■ Collected data
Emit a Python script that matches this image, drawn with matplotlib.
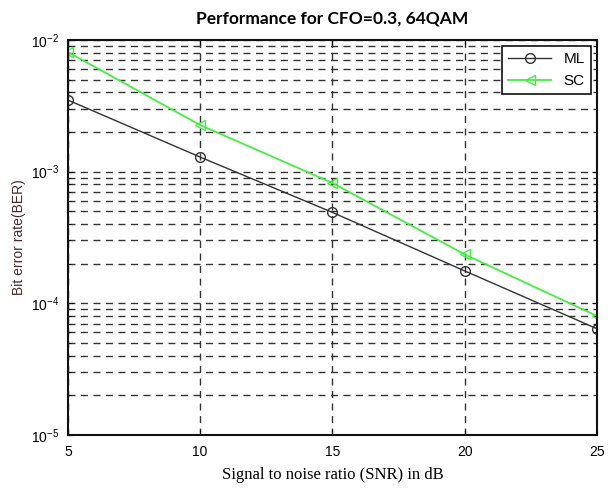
import matplotlib
matplotlib.use("Agg")
import matplotlib.pyplot as plt
import numpy as np
from matplotlib.ticker import LogLocator, NullFormatter

snr = [5, 10, 15, 20, 25]
ber_ml = [3.5e-3, 1.29e-3, 4.9e-4, 1.76e-4, 6.4e-5]
ber_sc = [8.1e-3, 2.26e-3, 8.2e-4, 2.35e-4, 8.0e-5]
xticks = [5, 10, 15, 20, 25]

fig = plt.figure(figsize=(6.11, 4.88), dpi=100)
ax = fig.add_axes([0.111, 0.109, 0.866, 0.809])

ax.semilogy(snr, ber_ml, color='#333333', lw=1.0, marker='o', ms=7,
            mfc='none', mec='#333333', label='ML')
ax.semilogy(snr, ber_sc, color='#44ee44', lw=1.3, marker='<', ms=7,
            mfc='none', mec='#44ee44', label='SC')

ax.set_xlim(5, 25)
ax.set_ylim(1e-5, 1e-2)
ax.set_xticks(xticks)
ax.yaxis.set_major_locator(LogLocator(base=10, numticks=10))
ax.yaxis.set_minor_locator(LogLocator(base=10, subs=np.arange(2, 10), numticks=20))
ax.yaxis.set_minor_formatter(NullFormatter())

ax.grid(True, which='major', axis='x', color='#333333', linestyle=(0, (5, 4)), lw=1.0)
ax.grid(True, which='both', axis='y', color='#333333', linestyle=(0, (5, 4)), lw=1.0)

ax.tick_params(which='both', direction='in', top=True, right=True, labelsize=10)
ax.tick_params(axis='x', pad=7)
ax.tick_params(axis='y', pad=6)
for lbl in ax.get_xticklabels() + ax.get_yticklabels():
    lbl.set_family('Liberation Sans')
for s in ax.spines.values():
    s.set_linewidth(1.5)
    s.set_color('#111111')

ax.set_xlabel('Signal to noise ratio (SNR) in dB', family='Liberation Serif', fontsize=12, labelpad=6)
ax.set_ylabel('Bit error rate(BER)', family='Liberation Sans', fontsize=10, color='#4a2a2a')
ax.set_title('Performance for CFO=0.3, 64QAM', family='Lato', fontweight='bold', fontsize=12.5, pad=12)

leg = ax.legend(loc='upper right', fancybox=False, framealpha=1, edgecolor='#111111',
                prop={'family': 'Liberation Sans', 'size': 11}, handlelength=2.8,
                borderaxespad=0.4)
leg.get_frame().set_linewidth(1.2)

fig.savefig('out.png', dpi=100)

■ Problem description
Pictures are excluded: retype only the lines from the beginning of the listing above through the line with "ax.yaxis.set_minor_formatter(NullFormatter())", both included.

■ Task solution
Emit a Python script that matches this image, drawn with matplotlib.
import matplotlib
matplotlib.use("Agg")
import matplotlib.pyplot as plt
import numpy as np
from matplotlib.ticker import LogLocator, NullFormatter

snr = [5, 10, 15, 20, 25]
ber_ml = [3.5e-3, 1.29e-3, 4.9e-4, 1.76e-4, 6.4e-5]
ber_sc = [8.1e-3, 2.26e-3, 8.2e-4, 2.35e-4, 8.0e-5]
xticks = [5, 10, 15, 20, 25]

fig = plt.figure(figsize=(6.11, 4.88), dpi=100)
ax = fig.add_axes([0.111, 0.109, 0.866, 0.809])

ax.semilogy(snr, ber_ml, color='#333333', lw=1.0, marker='o', ms=7,
            mfc='none', mec='#333333', label='ML')
ax.semilogy(snr, ber_sc, color='#44ee44', lw=1.3, marker='<', ms=7,
            mfc='none', mec='#44ee44', label='SC')

ax.set_xlim(5, 25)
ax.set_ylim(1e-5, 1e-2)
ax.set_xticks(xticks)
ax.yaxis.set_major_locator(LogLocator(base=10, numticks=10))
ax.yaxis.set_minor_locator(LogLocator(base=10, subs=np.arange(2, 10), numticks=20))
ax.yaxis.set_minor_formatter(NullFormatter())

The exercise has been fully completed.